Iowa State University is preparing to deep-freeze hackers. With a grant of about $500,000 from the Department of Justice, the university will begin building the Internet-Scale Event and Attack Generation Environment, or ISEAGE (pronounced Ice Age), an Internet lab where virtual battlefields will be created. Researchers can conduct computer attacks just as if they occurred over the Internet and test how well security tools work at thwarting those attacks.
"ISEAGE gives us a chance to play out attacks and try complex attacks that you wouldn't be able to attempt on the real Internet or infrastructure," says Doug Jacobson, associate professor of electrical and computer engineering at Iowa State and director of the lab.
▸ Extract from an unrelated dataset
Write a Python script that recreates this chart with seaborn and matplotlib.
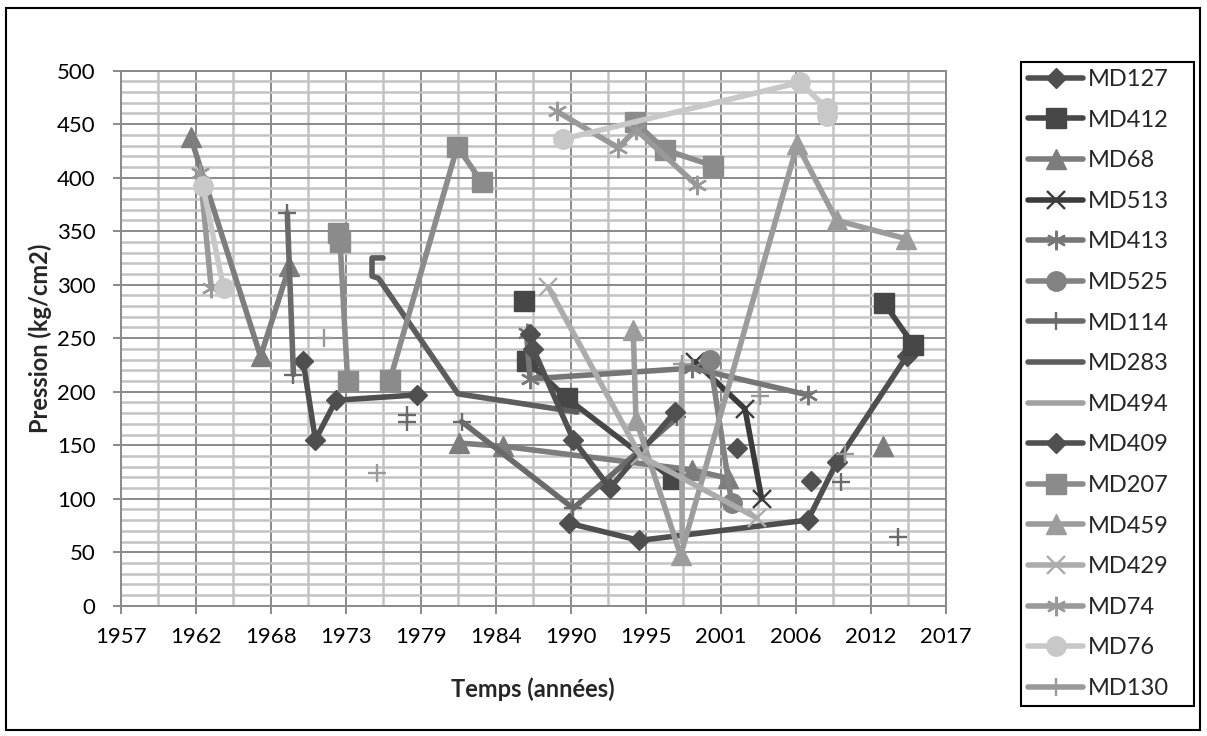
import numpy as np
import pandas as pd
import matplotlib
matplotlib.use("Agg")
import matplotlib.pyplot as plt
from matplotlib.lines import Line2D
from matplotlib.patches import Rectangle
import seaborn as sns

nan = np.nan

# ---- data: decimal year / pressure (kg/cm2); NaN marks a break in the line ----
md127_t = [1970.7, 1971.6, 1973.1, 1979.0, nan, 1990.12, 1995.22, 2007.52, 2009.62, 2014.72]
md127_p = [229, 155, 192, 197, nan, 77, 61, 80, 134, 233]

md412_t = [1986.81, nan, 1987.0, 1989.93, 1997.7, nan, 2013.07, 2015.2]
md412_p = [285, nan, 229, 194, 118, nan, 283, 244]

md68_t = [1962.5, 1967.6, 1969.7, nan, 1982.1, 1985.3, 1999.04, 2001.71, nan, 2012.97]
md68_p = [438, 233, 317, nan, 152, 149, 127, 119, nan, 149]

md513_t = [1999.28, 2002.93, 2004.15]
md513_p = [228, 184, 100]

md413_t = [1987.0, 1987.25, 1999.1, 2007.52]
md413_p = [255, 212, 222, 197]

md525_t = [2000.38, 2001.96]
md525_p = [230, 96]

md114_t = [1969.55, 1970.0, nan, 1978.26, nan, 1978.3, nan, 1982.27, 1990.41, 1998.0, nan, 2009.9, nan, 2014.11]
md114_p = [367, 216, nan, 178, nan, 172, nan, 172, 91, 176, nan, 116, nan, 64]

md283_t = [1976.53, 1975.73, 1975.73, 1976.2, 1982.0, 1990.68]
md283_p = [325, 325, 308, 306, 198, 181]

md494_t = [1998.3, 1998.35]
md494_p = [226, 60]

md409_t = [1987.25, 1987.49, 1990.41, 1993.08, 1997.82, nan, 2002.32, nan, 2007.72]
md409_p = [254, 240, 155, 110, 181, nan, 147, nan, 117]

md207_t = [1973.25, 1973.4, 1973.95, nan, 1977.04, 1981.95, 1983.73, nan, 1994.9, 1997.1, 2000.62]
md207_p = [348, 340, 210, nan, 211, 429, 396, nan, 452, 426, 411]

md459_t = [1994.78, 1994.98, 1998.24, 2006.74, 2009.62, 2014.67]
md459_p = [258, 174, 47, 431, 360, 343]

md429_t = [1988.58, 1995.3, 2003.8]
md429_p = [298, 140, 82]

md74_t = [1963.2, 1964.0, nan, 1989.2, 1993.69, 1994.98, 1999.41]
md74_p = [404, 297, nan, 462, 428, 445, 393]

md76_t = [1963.4, 1964.9, nan, 1989.63, 2006.94, 2008.89, 2008.95]
md76_p = [392, 297, nan, 436, 489, 465, 458]

md130_t = [1972.2, nan, 1976.07, nan, 1998.34, nan, 2004.02, nan, 2010.22]
md130_p = [250, nan, 124, nan, 226, nan, 196, nan, 142]

x_tick_labels = ["1957", "1962", "1968", "1973", "1979", "1984",
                 "1990", "1995", "2001", "2006", "2012", "2017"]

# ---- series styles: (name, times, pressures, colour, marker, marker size) ----
STAR = (6, 2, 0)
series = [
    ("MD127", md127_t, md127_p, "#4f4f4f", "D", 10.5),
    ("MD412", md412_t, md412_p, "#474747", "s", 14),
    ("MD68", md68_t, md68_p, "#7d7d7d", "^", 15),
    ("MD513", md513_t, md513_p, "#3b3b3b", "x", 13),
    ("MD413", md413_t, md413_p, "#767676", STAR, 14),
    ("MD525", md525_t, md525_p, "#828282", "o", 14),
    ("MD114", md114_t, md114_p, "#6a6a6a", "+", 13),
    ("MD283", md283_t, md283_p, "#5d5d5d", None, 0),
    ("MD494", md494_t, md494_p, "#a2a2a2", None, 0),
    ("MD409", md409_t, md409_p, "#505050", "D", 10.5),
    ("MD207", md207_t, md207_p, "#8b8b8b", "s", 14),
    ("MD459", md459_t, md459_p, "#9c9c9c", "^", 15),
    ("MD429", md429_t, md429_p, "#acacac", "x", 13),
    ("MD74", md74_t, md74_p, "#999999", STAR, 14),
    ("MD76", md76_t, md76_p, "#c8c8c8", "o", 14),
    ("MD130", md130_t, md130_p, "#9a9a9a", "+", 13),
]

LW = 4.0
FONT = ["Lato", "DejaVu Sans"]

sns.set_theme(style="white")
plt.rcParams["font.family"] = FONT

fig = plt.figure(figsize=(12.07, 7.36), dpi=100)
ax = fig.add_axes([0.1, 0.177, 0.6835, 0.727])

x0, step = 1957.4, 5.47
xt = [x0 + i * step for i in range(len(x_tick_labels))]


def segments(t, p):
    df = pd.DataFrame({"t": t, "p": p})
    gid = df["p"].isna().cumsum()
    keep = df["p"].notna()
    for _, g in df[keep].groupby(gid[keep]):
        yield g


def marker_kw(col, mk, ms):
    thin = mk in ("x", "+") or isinstance(mk, tuple)
    return dict(marker=mk, markersize=ms, markeredgecolor=col, markerfacecolor=col,
                markeredgewidth=1.7 if thin else 1.0)


for name, t, p, col, mk, ms in series:
    for seg in segments(t, p):
        kw = dict(color=col, lw=LW, sort=False, estimator=None, legend=False, ax=ax,
                  solid_capstyle="round", solid_joinstyle="round")
        if mk is not None:
            kw.update(marker_kw(col, mk, ms))
        sns.lineplot(data=seg, x="t", y="p", **kw)

# ---- axes, grid, ticks ----
ax.set_xlim(xt[0], xt[-1])
ax.set_ylim(0, 500)
ax.set_xticks(xt)
ax.set_xticklabels(x_tick_labels)
ax.set_xticks([a + step / 2 for a in xt[:-1]], minor=True)
ax.set_yticks(range(0, 501, 50))
ax.set_yticks(range(0, 501, 10), minor=True)
ax.grid(which="minor", color="#c3c3c3", lw=1.8)
ax.grid(which="major", color="#8a8a8a", lw=1.4)
ax.set_axisbelow(True)
for s in ax.spines.values():
    s.set_color("#8a8a8a")
    s.set_linewidth(1.4)
ax.tick_params(which="major", direction="out", length=6, width=1.4, color="#8a8a8a",
               labelsize=16, labelcolor="black", bottom=True, left=True)
ax.tick_params(axis="y", pad=12)
ax.tick_params(axis="x", pad=9)
ax.tick_params(which="minor", length=0)
ax.set_xlabel("Temps (années)", fontsize=17, fontweight="bold", labelpad=22)
ax.set_ylabel("Pression (kg/cm2)", fontsize=17, fontweight="bold", labelpad=4)

# ---- legend ----
handles = []
for name, t, p, col, mk, ms in series:
    kw = dict(color=col, lw=LW, solid_capstyle="round")
    if mk is not None:
        kw.update(marker_kw(col, mk, ms))
    handles.append(Line2D([], [], **kw))
leg = fig.legend(handles, [s[0] for s in series], loc="upper left",
                 bbox_to_anchor=(0.8457, 0.0421, 0.1435, 0.8737), mode="expand",
                 fontsize=17, handlelength=2.35, handletextpad=0.2, labelspacing=0.83,
                 borderpad=0.3, borderaxespad=0, fancybox=False, framealpha=1)
leg.get_frame().set_edgecolor("black")
leg.get_frame().set_linewidth(1.5)

# outer chart frame
fig.patches.append(Rectangle((6 / 1207, 6 / 736), 1194 / 1207, 722 / 736,
                             transform=fig.transFigure, fill=False,
                             edgecolor="black", lw=1.5))

fig.savefig("out.png", dpi=100)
Key areas of security exploration will include protecting computer-controlled critical government and private infrastructures such as power grids, transportation, and water systems from large-scale coordinated attacks, such as those launched by attackers working simultaneously from countries around the globe. "We'll have the ability to launch highly distributed attacks and see the affects these attacks could have on related systems and resources," Jacobson says. He adds that ISEAGE will have the capability to study attacks with thousands or tens of thousands attack points, while a normal lab typically can only study a few attack points.
The lab will also be used to test the effectiveness of new and existing security systems and to develop new crime-tracking forensic tools. At first, more than 30 Iowa State faculty members will use the lab. The grant money is just the beginning of the needed funding, says Jacobson, who estimates that the total cost of the lab will be $3 million to $5 million. Located at the ISU Research Park, ISEAGE will begin operations early next year, with the goal of becoming fully operational in early 2005.